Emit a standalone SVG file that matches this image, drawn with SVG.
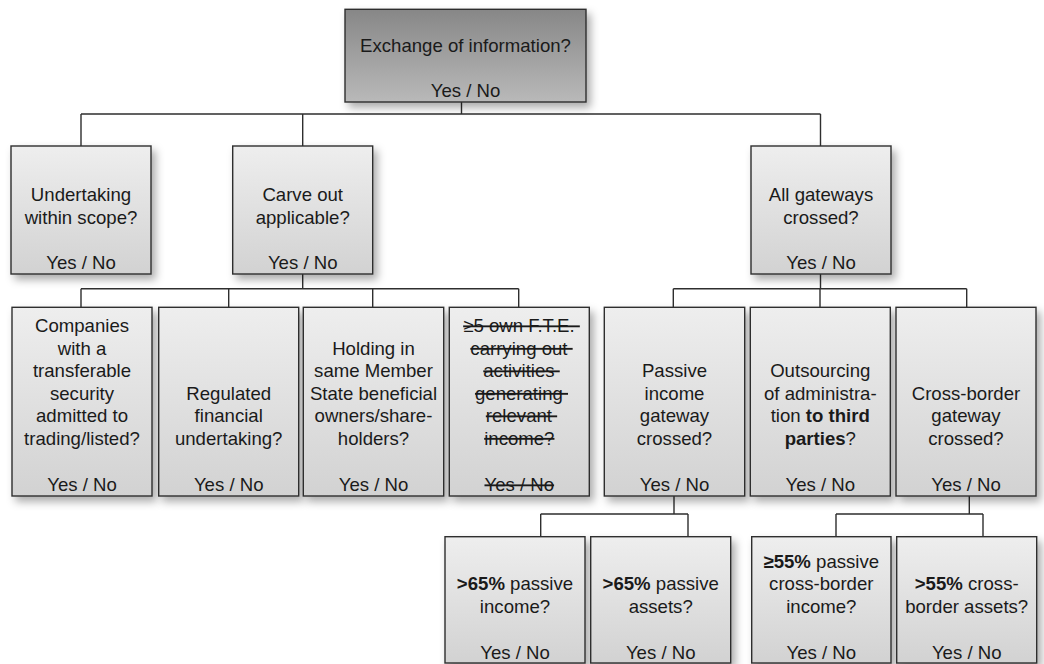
<svg xmlns="http://www.w3.org/2000/svg" width="1044" height="664" viewBox="0 0 1044 664">
<defs>
<linearGradient id="gLight" x1="0" y1="0" x2="0" y2="1">
<stop offset="0" stop-color="#eeeeee"/>
<stop offset="1" stop-color="#d2d2d2"/>
</linearGradient>
<linearGradient id="gDark" x1="0" y1="0" x2="0" y2="1">
<stop offset="0" stop-color="#878787"/>
<stop offset="1" stop-color="#b9b9b9"/>
</linearGradient>
<filter id="sh" x="-20%" y="-20%" width="150%" height="150%">
<feDropShadow dx="4" dy="5" stdDeviation="4.5" flood-color="#000" flood-opacity="0.33"/>
</filter>
</defs>
<style>
.box{fill:url(#gLight);stroke:#2e2e2e;stroke-width:1.4;filter:url(#sh)}
.top{fill:url(#gDark)}
text{font-family:"Liberation Sans",Arial,sans-serif;font-size:18.6px;fill:#1a1a1a;text-anchor:middle}
.b{font-weight:bold}
.st{text-decoration:line-through;white-space:pre}
.con{fill:none;stroke:#2e2e2e;stroke-width:1.4}
</style>
<rect width="1044" height="664" fill="#ffffff"/>
<g id="connectors" class="con">
<path d="M461.5 102V114M81 114H820.5M81 114V146M302.7 114V146M820.5 114V146"/>
<path d="M302.7 274V288.7M81 288.7H518.7M81 288.7V307.3M228.7 288.7V307.3M372.7 288.7V307.3M518.7 288.7V307.3"/>
<path d="M820.5 274V288.7M673.3 288.7H966.7M673.3 288.7V307.3M820 288.7V307.3M966.7 288.7V307.3"/>
<path d="M674 496V514M540.7 514H688M540.7 514V536.7M688 514V536.7"/>
<path d="M969.3 496V514M836 514H983M836 514V536.7M983 514V536.7"/>
</g>
<g id="n-exchange">
<rect class="box top" x="345" y="9.3" width="241" height="92.7"/>
<text x="465.5" y="51.5">Exchange of information?</text>
<text x="465.5" y="96.5">Yes / No</text>
</g>
<g id="n-undertaking">
<rect class="box" x="11" y="146" width="140" height="128"/>
<text x="81" y="201">Undertaking</text>
<text x="81" y="223.5">within scope?</text>
<text x="81" y="268.5">Yes / No</text>
</g>
<g id="n-carve">
<rect class="box" x="232.7" y="146" width="140" height="128"/>
<text x="302.7" y="201">Carve out</text>
<text x="302.7" y="223.5">applicable?</text>
<text x="302.7" y="268.5">Yes / No</text>
</g>
<g id="n-gateways">
<rect class="box" x="751" y="146" width="140" height="128"/>
<text x="821" y="201">All gateways</text>
<text x="821" y="223.5">crossed?</text>
<text x="821" y="268.5">Yes / No</text>
</g>
<g id="n-companies">
<rect class="box" x="12" y="307.3" width="140" height="188.7"/>
<text x="82" y="332">Companies</text>
<text x="82" y="354.5">with a</text>
<text x="82" y="377">transferable</text>
<text x="82" y="399.5">security</text>
<text x="82" y="422">admitted to</text>
<text x="82" y="444.5">trading/listed?</text>
<text x="82" y="491">Yes / No</text>
</g>
<g id="n-regulated">
<rect class="box" x="158.7" y="307.3" width="140" height="188.7"/>
<text x="228.7" y="399.5">Regulated</text>
<text x="228.7" y="422">financial</text>
<text x="228.7" y="444.5">undertaking?</text>
<text x="228.7" y="491">Yes / No</text>
</g>
<g id="n-holding">
<rect class="box" x="303.3" y="307.3" width="140.4" height="188.7"/>
<text x="373.5" y="354.5">Holding in</text>
<text x="373.5" y="377">same Member</text>
<text x="373.5" y="399.5">State beneficial</text>
<text x="373.5" y="422">owners/share-</text>
<text x="373.5" y="444.5">holders?</text>
<text x="373.5" y="491">Yes / No</text>
</g>
<g id="n-fte">
<rect class="box" x="449.3" y="307.3" width="140" height="188.7"/>
<text class="st" x="521.5" y="332">≥5 own F.T.E. </text>
<text class="st" x="521.5" y="354.5">carrying out </text>
<text class="st" x="521.5" y="377">activities </text>
<text class="st" x="521.5" y="399.5">generating </text>
<text class="st" x="521.5" y="422">relevant </text>
<text class="st" x="519.3" y="444.5">income?</text>
<text class="st" x="519.3" y="491">Yes / No</text>
</g>
<g id="n-passive">
<rect class="box" x="604.3" y="307.3" width="140.4" height="188.7"/>
<text x="674.5" y="377">Passive</text>
<text x="674.5" y="399.5">income</text>
<text x="674.5" y="422">gateway</text>
<text x="674.5" y="444.5">crossed?</text>
<text x="674.5" y="491">Yes / No</text>
</g>
<g id="n-outsourcing">
<rect class="box" x="750.3" y="307.3" width="140" height="188.7"/>
<text x="820.3" y="377">Outsourcing</text>
<text x="820.3" y="399.5">of administra-</text>
<text x="820.3" y="422">tion <tspan class="b">to third</tspan></text>
<text x="820.3" y="444.5"><tspan class="b">parties</tspan>?</text>
<text x="820.3" y="491">Yes / No</text>
</g>
<g id="n-crossborder">
<rect class="box" x="896" y="307.3" width="140" height="188.7"/>
<text x="966" y="399.5">Cross-border</text>
<text x="966" y="422">gateway</text>
<text x="966" y="444.5">crossed?</text>
<text x="966" y="491">Yes / No</text>
</g>
<g id="n-pinc">
<rect class="box" x="445" y="536.7" width="140" height="126.3"/>
<text x="515" y="590"><tspan class="b">&gt;65%</tspan> passive</text>
<text x="515" y="612.5">income?</text>
<text x="515" y="659">Yes / No</text>
</g>
<g id="n-passets">
<rect class="box" x="590.7" y="536.7" width="140" height="126.3"/>
<text x="660.7" y="590"><tspan class="b">&gt;65%</tspan> passive</text>
<text x="660.7" y="612.5">assets?</text>
<text x="660.7" y="659">Yes / No</text>
</g>
<g id="n-cbinc">
<rect class="box" x="751.7" y="536.7" width="139.3" height="126.3"/>
<text x="821.3" y="567.5"><tspan class="b">≥55%</tspan> passive</text>
<text x="821.3" y="590">cross-border</text>
<text x="821.3" y="612.5">income?</text>
<text x="821.3" y="659">Yes / No</text>
</g>
<g id="n-cbassets">
<rect class="box" x="896.7" y="536.7" width="140" height="126.3"/>
<text x="966.7" y="590"><tspan class="b">&gt;55%</tspan> cross-</text>
<text x="966.7" y="612.5">border assets?</text>
<text x="966.7" y="659">Yes / No</text>
</g>
</svg>
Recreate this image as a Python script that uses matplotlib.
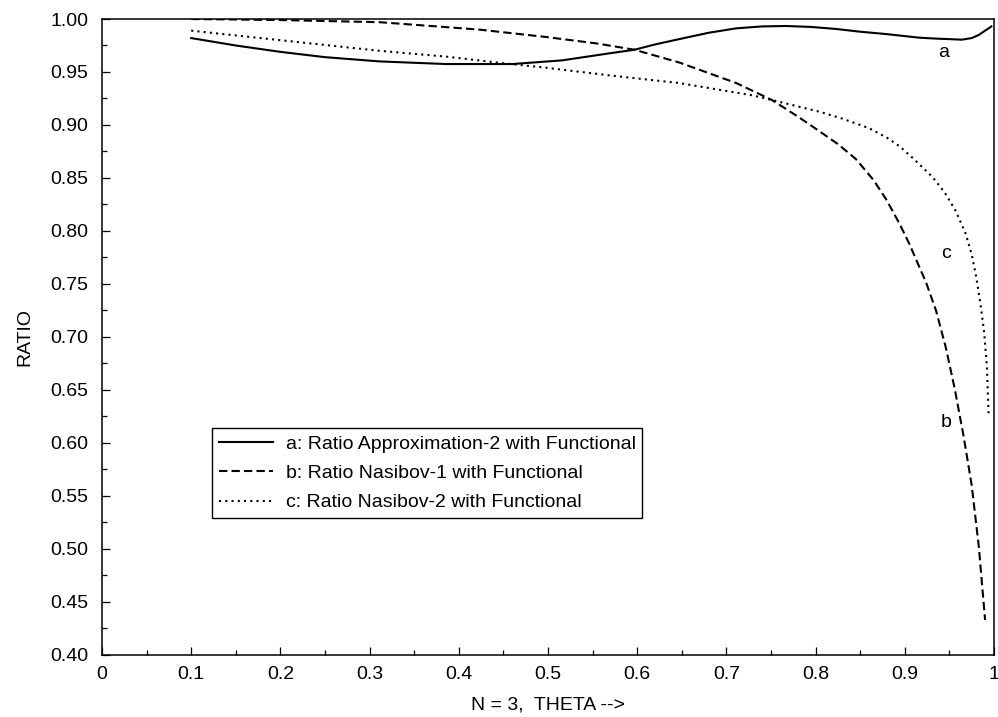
import numpy as np
from matplotlib import pyplot as plt
from matplotlib.ticker import MultipleLocator

plt.rcParams['font.family'] = ['Liberation Sans', 'DejaVu Sans']
plt.rcParams['font.size'] = 14

# curve a: Approximation-2 / Functional
a_x = [0.1, 0.15, 0.2, 0.25, 0.311, 0.386, 0.46, 0.516, 0.572, 0.597, 0.62, 0.647, 0.68,
       0.711, 0.74, 0.767, 0.795, 0.823, 0.85, 0.879, 0.916, 0.935, 0.95, 0.964, 0.975,
       0.983, 0.99, 0.995, 0.997]
a_y = [0.982, 0.975, 0.969, 0.964, 0.960, 0.9575, 0.9575, 0.961, 0.968, 0.971, 0.976, 0.981, 0.987,
       0.9912, 0.9930, 0.9934, 0.9925, 0.9906, 0.988, 0.9858, 0.9824, 0.9815, 0.981, 0.9805, 0.982,
       0.985, 0.989, 0.9918, 0.993]

# curve b: Nasibov-1 / Functional
b_x = [0.1, 0.2, 0.311, 0.423, 0.498, 0.554, 0.597, 0.647, 0.711, 0.751, 0.78, 0.801, 0.825,
       0.845, 0.865, 0.879, 0.894, 0.905, 0.924, 0.935, 0.946, 0.956, 0.966, 0.975, 0.983, 0.990]
b_y = [1.000, 0.999, 0.997, 0.990, 0.983, 0.977, 0.971, 0.959, 0.9396, 0.9236, 0.908, 0.896, 0.882,
       0.868, 0.848, 0.830, 0.807, 0.788, 0.751, 0.725, 0.690, 0.651, 0.606, 0.560, 0.502, 0.433]

# curve c: Nasibov-2 / Functional
c_x = [0.1, 0.2, 0.311, 0.386, 0.442, 0.498, 0.572, 0.647, 0.729, 0.751, 0.804, 0.83, 0.86,
       0.88, 0.894, 0.91, 0.931, 0.945, 0.957, 0.968, 0.975, 0.980, 0.985, 0.989, 0.992, 0.994]
c_y = [0.989, 0.980, 0.970, 0.9645, 0.959, 0.954, 0.9465, 0.9396, 0.928, 0.9236, 0.9126, 0.906, 0.897,
       0.888, 0.880, 0.868, 0.851, 0.836, 0.819, 0.798, 0.778, 0.757, 0.730, 0.704, 0.672, 0.626]

labels = ['a: Ratio Approximation-2 with Functional',
          'b: Ratio Nasibov-1 with Functional',
          'c: Ratio Nasibov-2 with Functional']

xticks = [0, 0.1, 0.2, 0.3, 0.4, 0.5, 0.6, 0.7, 0.8, 0.9, 1]
xtick_labels = ['0', '0.1', '0.2', '0.3', '0.4', '0.5', '0.6', '0.7', '0.8', '0.9', '1']
yticks = np.arange(0.40, 1.001, 0.05)

fig = plt.figure(figsize=(9.98, 7.17), dpi=100)
ax = fig.add_axes([0.1022, 0.0865, 0.8938, 0.887])

lw = 1.5
ax.plot(a_x, a_y, color='black', lw=lw, linestyle='-', label=labels[0])
ax.plot(b_x, b_y, color='black', lw=lw, linestyle=(0, (4, 2)), label=labels[1])
ax.plot(c_x, c_y, color='black', lw=lw, linestyle=(0, (1, 2)), label=labels[2])

ax.text(0.944, 0.968, 'a', ha='center', va='center')
ax.text(0.946, 0.779, 'c', ha='center', va='center')
ax.text(0.946, 0.619, 'b', ha='center', va='center')

ax.set_xlim(0, 1)
ax.set_ylim(0.40, 1.00)
ax.set_xticks(xticks)
ax.set_xticklabels(xtick_labels)
ax.set_yticks(yticks)
ax.set_yticklabels(['%.2f' % v for v in yticks])
ax.xaxis.set_minor_locator(MultipleLocator(0.05))
ax.yaxis.set_minor_locator(MultipleLocator(0.025))
ax.tick_params(which='major', direction='in', length=6, width=0.9, pad=8)
ax.tick_params(which='minor', direction='in', length=3.5, width=0.9)
ax.tick_params(axis='y', pad=10)
for s in ax.spines.values():
    s.set_linewidth(1.1)

ax.set_xlabel('N = 3,  THETA -->', labelpad=10)
ax.set_ylabel('RATIO', labelpad=12)

leg = ax.legend(loc='lower left', bbox_to_anchor=(0.123, 0.215), borderaxespad=0,
                fancybox=False, framealpha=1, edgecolor='black', handlelength=2.8,
                handletextpad=0.65, labelspacing=0.6, borderpad=0.35)
leg.get_frame().set_linewidth(1.0)

fig.savefig('out.png', dpi=100)
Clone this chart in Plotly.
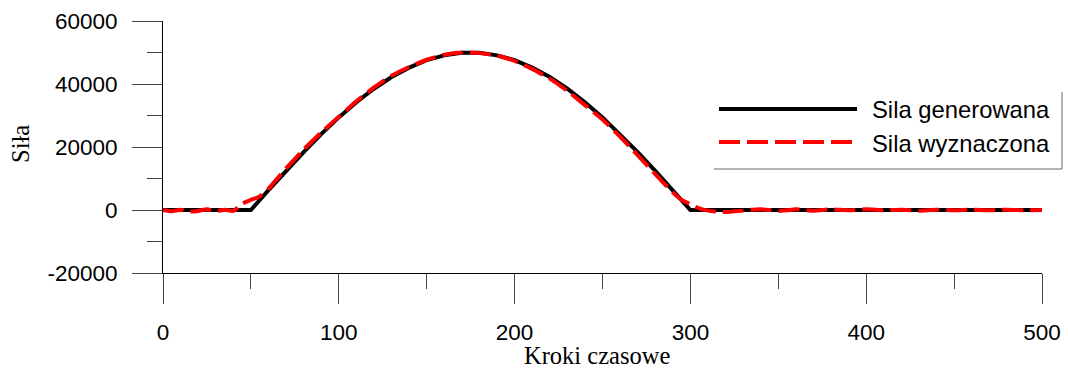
import plotly.graph_objects as go

# ---------------- data ----------------
x_gen = [0, 50, 60, 70, 80, 90, 100, 110, 120, 130, 140, 150, 160, 170, 175,
         180, 190, 200, 210, 220, 230, 240, 250, 260, 270, 280, 290, 300, 500]
y_gen = [0, 0, 6300, 12400, 18400, 24100, 29400, 34200, 38500, 42200, 45200,
         47600, 49100, 49900, 50000, 49900, 49100, 47600, 45200, 42200, 38500,
         34200, 29400, 24100, 18400, 12400, 6300, 0, 0]

x_est = [0, 5, 10, 15, 20, 25, 30, 35, 40, 45, 50, 55, 60, 70, 80, 90, 100,
         110, 120, 130, 140, 150, 160, 170, 180, 190, 200, 210, 220, 230, 240,
         250, 260, 270, 280, 290, 295, 300, 305, 310, 315, 320, 325, 330, 335,
         340, 345, 350, 355, 360, 370, 380, 390, 400, 410, 420, 430, 440, 450,
         460, 470, 480, 490, 500]
y_est = [0, -400, 100, -500, -300, 200, -400, 100, -300, 2000, 3200, 4300,
         6800, 13200, 19200, 24600, 29600, 34500, 38900, 42600, 45400, 47700,
         49300, 50000, 49800, 49000, 47300, 44800, 41700, 37800, 33300, 28700,
         23300, 17400, 11400, 5600, 3200, 1800, 500, -200, -500, -600, -400,
         -200, 100, 200, 0, -300, -100, 200, -200, 200, -100, 200, -100, 100,
         -200, 100, -100, 100, -100, 100, -50, 0]

x_tick_vals = [0, 100, 200, 300, 400, 500]
y_tick_vals = [-20000, 0, 20000, 40000, 60000]
y_tick_text = ["-20000", "0", "20000", "40000", "60000"]

name_gen = "Sila generowana"
name_est = "Sila wyznaczona"
x_title = "Kroki czasowe"
y_title = "Siła"

# ---------------- layout helpers ----------------
W, H = 1068, 372
L, R, T, B = 163, 1042, 21, 273  # plot area in px


def px(xp):
    return (xp - L) / (R - L)


def py(yp):
    return (B - yp) / (B - T)


TICK_FONT = dict(family="Liberation Sans, Arial", size=22.5, color="black")
LEG_FONT = dict(family="Liberation Sans, Arial", size=23.8, color="black")
TITLE_FONT = dict(family="Liberation Serif, Times New Roman", size=24.5, color="black")

fig = go.Figure()
fig.add_trace(go.Scatter(x=x_gen, y=y_gen, mode="lines", name=name_gen,
                         line=dict(color="black", width=4), showlegend=False))
fig.add_trace(go.Scatter(x=x_est, y=y_est, mode="lines", name=name_est,
                         line=dict(color="#ff0000", width=4, dash="21px,7px",
                                   shape="spline", smoothing=0.6),
                         showlegend=False))

fig.update_layout(
    width=W, height=H,
    margin=dict(l=L, r=W - R, t=T, b=H - B, pad=0, autoexpand=False),
    paper_bgcolor="white", plot_bgcolor="white",
    xaxis=dict(range=[0, 500], tickmode="array", tickvals=x_tick_vals,
               automargin=False,
               ticks="outside", ticklen=30, tickwidth=1, tickcolor="#444",
               showline=True, linecolor="black", linewidth=1,
               showgrid=False, zeroline=False, tickfont=TICK_FONT,
               ticklabelstandoff=9,
               minor=dict(tickmode="linear", tick0=0, dtick=50, ticks="outside",
                          ticklen=15, tickwidth=1, tickcolor="#444", showgrid=False)),
    yaxis=dict(range=[-20000, 60000], tickmode="array", tickvals=y_tick_vals,
               ticktext=y_tick_text, automargin=False,
               ticks="outside", ticklen=30, tickwidth=1, tickcolor="#444",
               showline=True, linecolor="black", linewidth=1,
               showgrid=False, zeroline=False, tickfont=TICK_FONT,
               ticklabelstandoff=10,
               minor=dict(tickmode="linear", tick0=0, dtick=10000, ticks="outside",
                          ticklen=15, tickwidth=1, tickcolor="#444", showgrid=False)),
)

# axis titles
fig.add_annotation(text=x_title, xref="paper", yref="paper", x=px(597), y=py(355),
                   showarrow=False, font=TITLE_FONT, xanchor="center", yanchor="middle")
fig.add_annotation(text=y_title, xref="paper", yref="paper", x=px(20), y=py(144),
                   showarrow=False, font=TITLE_FONT, textangle=-90,
                   xanchor="center", yanchor="middle")

# manual legend
fig.add_shape(type="line", xref="paper", yref="paper", x0=px(1062), x1=px(1062),
              y0=py(92), y1=py(169), line=dict(color="#666", width=1))
fig.add_shape(type="line", xref="paper", yref="paper", x0=px(714), x1=px(1062),
              y0=py(169), y1=py(169), line=dict(color="#666", width=1))
fig.add_shape(type="line", xref="paper", yref="paper", x0=px(719), x1=px(857),
              y0=py(109), y1=py(109), line=dict(color="black", width=4))
fig.add_shape(type="line", xref="paper", yref="paper", x0=px(719), x1=px(852),
              y0=py(142), y1=py(142), line=dict(color="#ff0000", width=4, dash="21px,7px"))
fig.add_annotation(text=name_gen, xref="paper", yref="paper", x=px(870), y=py(109),
                   showarrow=False, font=LEG_FONT, xanchor="left", yanchor="middle")
fig.add_annotation(text=name_est, xref="paper", yref="paper", x=px(870), y=py(143),
                   showarrow=False, font=LEG_FONT, xanchor="left", yanchor="middle")

fig.write_html("out.html")
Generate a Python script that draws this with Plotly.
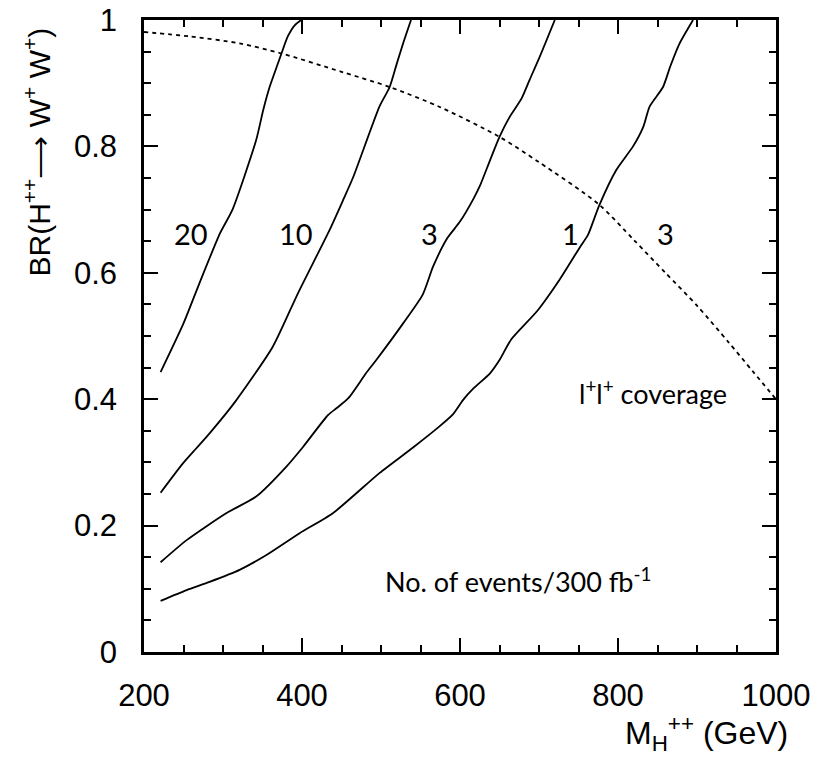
import plotly.graph_objects as go

# ---- data ----
m20 = [221, 250, 270, 296, 312, 342, 351, 359, 368, 374, 382, 391, 399]
br20 = [0.443, 0.52, 0.583, 0.662, 0.70, 0.81, 0.858, 0.894, 0.926, 0.947, 0.974, 0.992, 1.0]

m10 = [221, 249, 266, 283, 316, 363, 395, 435, 452, 465, 498, 511, 520, 528, 538]
br10 = [0.252, 0.298, 0.322, 0.346, 0.397, 0.483, 0.568, 0.668, 0.715, 0.752, 0.863, 0.894, 0.931, 0.963, 1.0]

m3 = [221, 254, 304, 342, 380, 401, 433, 444, 459, 481, 494, 528, 553, 566, 584, 600, 617, 625,
      638, 650, 663, 678, 688, 701, 720]
br3 = [0.142, 0.177, 0.2195, 0.246, 0.293, 0.324, 0.375, 0.386, 0.402, 0.441, 0.462, 0.52, 0.566, 0.61,
       0.655, 0.681, 0.717, 0.737, 0.778, 0.815, 0.847, 0.876, 0.905, 0.942, 1.0]

m1 = [221, 254, 283, 321, 355, 397, 439, 498, 541, 574, 591, 604, 617, 638, 650, 665, 698, 726, 752,
      762, 776, 798, 819, 832, 840, 857, 866, 878, 895]
br1 = [0.081, 0.098, 0.111, 0.13, 0.1535, 0.188, 0.2195, 0.283, 0.324, 0.357, 0.376, 0.399, 0.417,
       0.441, 0.462, 0.495, 0.54, 0.589, 0.641, 0.66, 0.706, 0.763, 0.80, 0.831, 0.863, 0.894, 0.926,
       0.963, 1.0]

m_cov = [200, 258, 321, 374, 450, 511, 575, 650, 700, 776, 820, 860, 900, 940, 970, 1000]
br_cov = [0.981, 0.974, 0.963, 0.947, 0.918, 0.894, 0.862, 0.815, 0.775, 0.708, 0.652, 0.600, 0.548,
          0.490, 0.445, 0.40]

contour_labels = ["20", "10", "3", "1", "3"]
label_m = [260, 393, 561, 740, 860]
label_br = [0.6625] * 5

fig = go.Figure()
for xs, ys in [(m20, br20), (m10, br10), (m3, br3), (m1, br1)]:
    fig.add_trace(go.Scatter(x=xs, y=ys, mode="lines",
                             line=dict(color="black", width=1.8, shape="spline", smoothing=0.6),
                             showlegend=False, hoverinfo="skip"))
fig.add_trace(go.Scatter(x=m_cov, y=br_cov, mode="lines",
                         line=dict(color="black", width=1.8, dash="4px,4px", shape="spline", smoothing=0.8),
                         showlegend=False, hoverinfo="skip"))

ann_font = dict(family="Lato, Noto Sans, sans-serif", size=29, color="black")
for t, xv, yv in zip(contour_labels, label_m, label_br):
    fig.add_annotation(x=xv, y=yv, text=t, showarrow=False, font=ann_font,
                       xanchor="center", yanchor="middle")

fig.add_annotation(x=844, y=0.412, text="l<sup>+</sup>l<sup>+</sup> coverage", showarrow=False,
                   font=dict(ann_font, size=27), xanchor="center", yanchor="middle")
fig.add_annotation(x=674, y=0.114, text="No. of events/300 fb<sup>-1</sup>", showarrow=False,
                   font=dict(ann_font, size=27), xanchor="center", yanchor="middle")

# axis titles
title_font = dict(family="Liberation Sans, Arial, sans-serif", size=32, color="black")
fig.add_annotation(xref="paper", yref="paper", x=(790 - 144) / 632, y=-(733 - 652) / 632,
                   text="M<sub>H</sub><sup>++</sup> (GeV)", showarrow=False, font=title_font,
                   xanchor="right", yanchor="middle")
fig.add_annotation(xref="paper", yref="paper", x=(37 - 144) / 632, y=(652 - 26) / 632,
                   text="BR(H<sup>++</sup>\u27f6 W<sup>+</sup> W<sup>+</sup>)", showarrow=False,
                   font=dict(title_font, size=30), textangle=-90, xanchor="center", yanchor="top")

axis_common = dict(showline=True, linecolor="black", linewidth=2.5, mirror="allticks",
                   ticks="inside", ticklen=14, tickwidth=2, tickcolor="black",
                   showgrid=False, zeroline=False, automargin=False, ticklabeloverflow="allow",
                   tickfont=dict(family="Liberation Sans, Arial, sans-serif", size=31, color="black"))
fig.update_xaxes(range=[200, 1000], tickvals=[200, 400, 600, 800, 1000],
                 ticktext=["200", "400", "600", "800", "1000"],
                 minor=dict(ticks="inside", ticklen=7, tickwidth=2, tickcolor="black", dtick=50, tick0=200),
                 ticklabelstandoff=14, **axis_common)
fig.update_yaxes(range=[0, 1], tickvals=[0, 0.2, 0.4, 0.6, 0.8, 1.0],
                 ticktext=["0", "0.2", "0.4", "0.6", "0.8", "1"],
                 minor=dict(ticks="inside", ticklen=7, tickwidth=2, tickcolor="black", dtick=0.05, tick0=0),
                 ticklabelstandoff=18, **axis_common)

fig.update_layout(width=826, height=758, margin=dict(l=144, r=50, t=20, b=106),
                  plot_bgcolor="white", paper_bgcolor="white")
# remove the default 8px page margin so the figure sits at the window's corner
fig.write_html("out.html", config={"displayModeBar": False},
               post_script="document.body.style.margin='0';document.body.style.overflow='hidden';")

★ ★ ★ ★ ★

Task directions:
Make an exact copy of the lines from the one that contains "Generate a Python" through the one that contains "0.931, 0.963, 1.0]", both included, and no other lines. Pictures are skipped.

Output for this task:
Generate a Python script that draws this with Plotly.
import plotly.graph_objects as go

# ---- data ----
m20 = [221, 250, 270, 296, 312, 342, 351, 359, 368, 374, 382, 391, 399]
br20 = [0.443, 0.52, 0.583, 0.662, 0.70, 0.81, 0.858, 0.894, 0.926, 0.947, 0.974, 0.992, 1.0]

m10 = [221, 249, 266, 283, 316, 363, 395, 435, 452, 465, 498, 511, 520, 528, 538]
br10 = [0.252, 0.298, 0.322, 0.346, 0.397, 0.483, 0.568, 0.668, 0.715, 0.752, 0.863, 0.894, 0.931, 0.963, 1.0]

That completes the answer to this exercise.